**What you have to do**.
Take the lines from the head of the listing through the one bearing "0.448, 0.387, 0.387];" and copy them exactly, leaving every picture out.

[Start of Given material]

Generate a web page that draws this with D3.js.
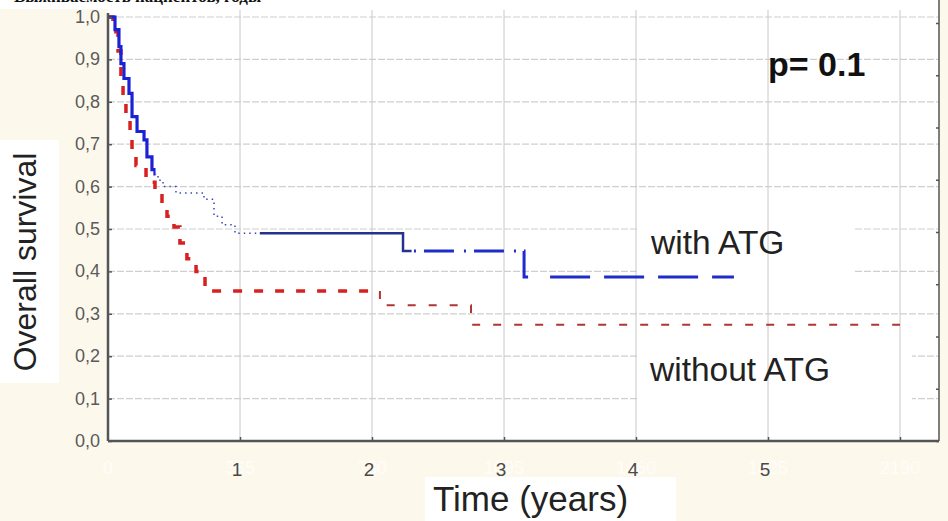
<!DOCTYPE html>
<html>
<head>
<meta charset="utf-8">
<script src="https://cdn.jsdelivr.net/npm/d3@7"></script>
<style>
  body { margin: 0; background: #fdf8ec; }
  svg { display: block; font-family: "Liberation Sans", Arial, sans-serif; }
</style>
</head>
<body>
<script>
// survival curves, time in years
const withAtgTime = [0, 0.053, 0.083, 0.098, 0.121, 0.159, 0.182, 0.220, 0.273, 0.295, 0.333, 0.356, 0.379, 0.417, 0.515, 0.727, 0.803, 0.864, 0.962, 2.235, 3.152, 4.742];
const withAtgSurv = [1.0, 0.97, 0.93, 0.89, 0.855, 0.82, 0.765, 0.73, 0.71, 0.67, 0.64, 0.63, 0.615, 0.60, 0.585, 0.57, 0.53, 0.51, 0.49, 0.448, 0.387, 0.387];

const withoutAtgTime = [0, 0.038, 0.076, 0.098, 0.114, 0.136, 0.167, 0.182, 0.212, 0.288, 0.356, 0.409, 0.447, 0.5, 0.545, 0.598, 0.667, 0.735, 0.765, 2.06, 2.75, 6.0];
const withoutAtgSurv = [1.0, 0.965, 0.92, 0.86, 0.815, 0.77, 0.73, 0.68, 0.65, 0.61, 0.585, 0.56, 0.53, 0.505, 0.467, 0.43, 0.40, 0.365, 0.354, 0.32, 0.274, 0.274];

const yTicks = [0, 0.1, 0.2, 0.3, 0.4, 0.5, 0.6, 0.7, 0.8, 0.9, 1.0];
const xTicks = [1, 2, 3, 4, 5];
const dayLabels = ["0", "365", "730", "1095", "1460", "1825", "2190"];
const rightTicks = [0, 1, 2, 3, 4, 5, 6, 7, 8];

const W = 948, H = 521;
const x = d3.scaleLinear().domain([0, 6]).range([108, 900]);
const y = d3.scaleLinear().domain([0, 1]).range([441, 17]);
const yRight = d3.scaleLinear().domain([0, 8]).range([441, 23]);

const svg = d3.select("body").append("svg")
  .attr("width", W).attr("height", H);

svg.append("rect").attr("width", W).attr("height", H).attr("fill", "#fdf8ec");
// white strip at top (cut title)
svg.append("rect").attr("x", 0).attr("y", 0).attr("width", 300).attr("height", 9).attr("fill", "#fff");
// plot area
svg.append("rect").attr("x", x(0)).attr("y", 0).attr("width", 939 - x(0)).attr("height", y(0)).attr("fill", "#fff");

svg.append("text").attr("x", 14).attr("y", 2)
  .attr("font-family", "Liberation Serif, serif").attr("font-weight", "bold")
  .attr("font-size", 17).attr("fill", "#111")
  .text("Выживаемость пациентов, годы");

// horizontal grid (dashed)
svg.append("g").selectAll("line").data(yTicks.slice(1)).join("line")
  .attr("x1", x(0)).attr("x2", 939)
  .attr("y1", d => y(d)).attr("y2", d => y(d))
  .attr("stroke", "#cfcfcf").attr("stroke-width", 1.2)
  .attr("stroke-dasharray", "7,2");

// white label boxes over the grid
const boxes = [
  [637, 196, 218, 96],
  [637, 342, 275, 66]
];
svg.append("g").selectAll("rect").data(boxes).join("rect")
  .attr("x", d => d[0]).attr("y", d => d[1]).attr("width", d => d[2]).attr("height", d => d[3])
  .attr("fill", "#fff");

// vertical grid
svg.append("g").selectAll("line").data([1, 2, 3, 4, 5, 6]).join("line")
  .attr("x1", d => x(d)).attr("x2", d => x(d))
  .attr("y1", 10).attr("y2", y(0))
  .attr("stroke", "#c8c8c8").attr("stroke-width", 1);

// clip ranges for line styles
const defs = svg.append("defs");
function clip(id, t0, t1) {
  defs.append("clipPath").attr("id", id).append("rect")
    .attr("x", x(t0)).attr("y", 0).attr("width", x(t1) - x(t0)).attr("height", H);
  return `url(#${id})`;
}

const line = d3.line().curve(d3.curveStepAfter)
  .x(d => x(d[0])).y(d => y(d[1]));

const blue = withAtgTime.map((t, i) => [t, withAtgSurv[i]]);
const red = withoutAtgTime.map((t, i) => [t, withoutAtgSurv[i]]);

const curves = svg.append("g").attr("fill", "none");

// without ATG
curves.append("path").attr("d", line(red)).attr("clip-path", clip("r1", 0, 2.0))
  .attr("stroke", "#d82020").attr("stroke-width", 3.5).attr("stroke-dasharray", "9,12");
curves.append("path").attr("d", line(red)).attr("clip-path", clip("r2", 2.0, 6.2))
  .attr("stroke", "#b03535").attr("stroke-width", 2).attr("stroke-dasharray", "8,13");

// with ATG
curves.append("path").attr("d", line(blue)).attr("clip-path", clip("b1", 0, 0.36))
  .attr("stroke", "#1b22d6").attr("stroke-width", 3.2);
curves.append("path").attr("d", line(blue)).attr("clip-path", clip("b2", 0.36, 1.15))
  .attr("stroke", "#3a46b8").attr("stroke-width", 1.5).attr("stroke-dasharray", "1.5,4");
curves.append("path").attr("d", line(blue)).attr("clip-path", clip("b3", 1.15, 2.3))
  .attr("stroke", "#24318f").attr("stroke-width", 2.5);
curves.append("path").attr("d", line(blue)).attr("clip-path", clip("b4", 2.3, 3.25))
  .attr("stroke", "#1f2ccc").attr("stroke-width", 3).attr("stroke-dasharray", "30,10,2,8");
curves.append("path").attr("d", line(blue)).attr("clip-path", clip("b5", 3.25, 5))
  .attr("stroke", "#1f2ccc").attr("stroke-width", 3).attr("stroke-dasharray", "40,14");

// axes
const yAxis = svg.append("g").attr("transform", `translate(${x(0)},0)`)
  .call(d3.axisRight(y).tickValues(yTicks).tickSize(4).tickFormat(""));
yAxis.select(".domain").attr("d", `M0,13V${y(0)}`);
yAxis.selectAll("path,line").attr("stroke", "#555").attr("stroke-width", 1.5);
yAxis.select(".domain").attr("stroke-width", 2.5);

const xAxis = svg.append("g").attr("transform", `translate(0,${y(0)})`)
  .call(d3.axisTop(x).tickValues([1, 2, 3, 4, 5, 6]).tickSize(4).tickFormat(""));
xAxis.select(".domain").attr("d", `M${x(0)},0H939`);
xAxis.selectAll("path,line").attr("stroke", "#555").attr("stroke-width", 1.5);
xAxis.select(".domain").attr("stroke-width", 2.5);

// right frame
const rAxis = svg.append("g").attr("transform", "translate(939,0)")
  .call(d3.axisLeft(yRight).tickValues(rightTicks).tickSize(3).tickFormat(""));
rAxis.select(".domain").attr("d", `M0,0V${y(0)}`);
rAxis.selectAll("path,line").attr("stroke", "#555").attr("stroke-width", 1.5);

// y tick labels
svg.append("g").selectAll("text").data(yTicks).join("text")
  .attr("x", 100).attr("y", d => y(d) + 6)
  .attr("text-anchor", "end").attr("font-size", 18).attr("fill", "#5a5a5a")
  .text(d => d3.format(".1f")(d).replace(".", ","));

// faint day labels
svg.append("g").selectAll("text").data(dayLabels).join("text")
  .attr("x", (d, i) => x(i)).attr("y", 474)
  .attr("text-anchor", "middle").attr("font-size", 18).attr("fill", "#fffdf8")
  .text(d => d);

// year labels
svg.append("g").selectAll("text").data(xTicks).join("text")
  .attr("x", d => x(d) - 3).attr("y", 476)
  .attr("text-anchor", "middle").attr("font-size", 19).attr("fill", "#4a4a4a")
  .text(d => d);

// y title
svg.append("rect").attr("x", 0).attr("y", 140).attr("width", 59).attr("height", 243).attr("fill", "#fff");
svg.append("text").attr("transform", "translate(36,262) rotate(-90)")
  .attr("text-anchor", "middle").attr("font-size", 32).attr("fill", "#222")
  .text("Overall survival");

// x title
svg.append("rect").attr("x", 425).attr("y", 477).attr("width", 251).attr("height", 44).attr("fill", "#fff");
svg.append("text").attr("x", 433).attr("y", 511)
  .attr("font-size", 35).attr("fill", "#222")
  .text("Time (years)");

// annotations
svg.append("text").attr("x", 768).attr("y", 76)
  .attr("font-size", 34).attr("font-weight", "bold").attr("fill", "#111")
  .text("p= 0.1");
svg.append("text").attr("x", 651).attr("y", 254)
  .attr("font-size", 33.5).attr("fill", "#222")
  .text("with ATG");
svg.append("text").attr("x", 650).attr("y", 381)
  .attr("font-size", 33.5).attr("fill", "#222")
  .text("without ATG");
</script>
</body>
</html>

[End of Given material]

**Task response**.
Generate a web page that draws this with D3.js.
<!DOCTYPE html>
<html>
<head>
<meta charset="utf-8">
<script src="https://cdn.jsdelivr.net/npm/d3@7"></script>
<style>
  body { margin: 0; background: #fdf8ec; }
  svg { display: block; font-family: "Liberation Sans", Arial, sans-serif; }
</style>
</head>
<body>
<script>
// survival curves, time in years
const withAtgTime = [0, 0.053, 0.083, 0.098, 0.121, 0.159, 0.182, 0.220, 0.273, 0.295, 0.333, 0.356, 0.379, 0.417, 0.515, 0.727, 0.803, 0.864, 0.962, 2.235, 3.152, 4.742];
const withAtgSurv = [1.0, 0.97, 0.93, 0.89, 0.855, 0.82, 0.765, 0.73, 0.71, 0.67, 0.64, 0.63, 0.615, 0.60, 0.585, 0.57, 0.53, 0.51, 0.49, 0.448, 0.387, 0.387];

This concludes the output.